A votação dos vetos do marco temporal havia sido adiada no último dia 9, por falta de entendimento sobre outros vetos e projetos que estavam sendo debatidos. “Tínhamos uma lista com cerca de 50 vetos [além dos vetos ao marco temporal]. As lideranças estavam querendo prioridade de um veto, de outro, além de destaques. Aí, não se chegou nesse acordo [para votação]”, explicou o presidente da Frente Parlamentar da Agropecuária (FPA), deputado Pedro Lupion (PP-PR), após o adiamento.
Esquerda x agronegócio
A tese do marco temporal é rejeitada pela esquerda, que argumenta que todas as terras brasileiras já foram terras indígenas e, portanto, podem ser requeridas por povos indígenas que tenham habitado nessas áreas em qualquer tempo.
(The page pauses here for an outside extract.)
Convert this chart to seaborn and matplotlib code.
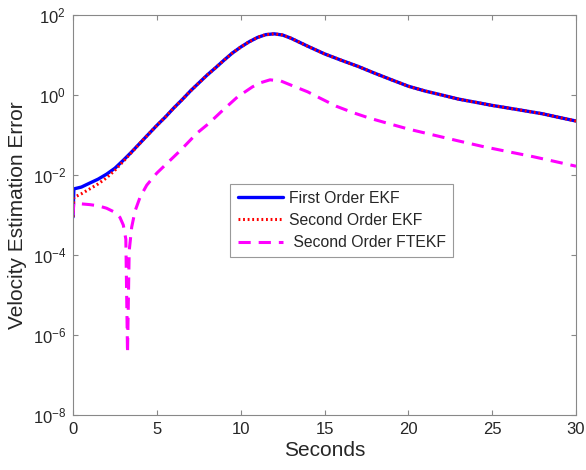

Já para os parlamentares da Frente Parlamentar da Agropecuária (FPA) é preciso garantir o direito de propriedade àqueles que adquiriram suas terras de boa-fé, com títulos públicos emitidos pelo governo, na maior parte dos casos.
O temor do agro é que, sem o marco temporal, cria-se um cenário de insegurança jurídica que prejudique investimentos no setor. Isso porque, na prática, qualquer porção do território nacional pode ser alvo de demarcação de terras indígenas.
Pelas demarcações em vigor atualmente, 117 mil hectares do país são reservas indígenas, segundo dados do Instituto Socioambiental. A população indígena é de cerca de 1,6 milhão de indivíduos, segundo o IBGE. Em média, isso significa que cada indígena brasileiro tem direito a uma área equivalente a 99 campos de futebol.
Pelo texto que passa a vigorar com a derrubada dos vetos, para que uma área seja considerada "tradicionalmente ocupada" pelos indígenas, é necessário comprovar que ela era habitada pela comunidade indígena até 5 de outubro de 1988, era usada de forma permanente e para atividades produtivas, era essencial para a reprodução física e cultural dos indígenas, bem como para a preservação dos recursos ambientais necessários ao seu bem-estar. Terras que não estavam ocupadas por indígenas e não eram objeto de disputa na data do marco temporal não podem ser demarcadas.
O projeto de lei também permite a exploração econômica das terras indígenas, incluindo a possibilidade de cooperação ou contratação de não indígenas. Para celebrar contratos com não indígenas, é necessário obter a aprovação da comunidade, garantir a manutenção da posse da terra e proporcionar benefícios para toda a comunidade.
Dentre as atividades econômicas liberadas está o turismo, que também pode ser explorado nas terras indígenas, desde que seja organizado pela própria comunidade indígena, mesmo que em parceria com terceiros. A pesca, a caça e a coleta de frutos são autorizadas para não indígenas apenas se estiverem relacionadas ao turismo.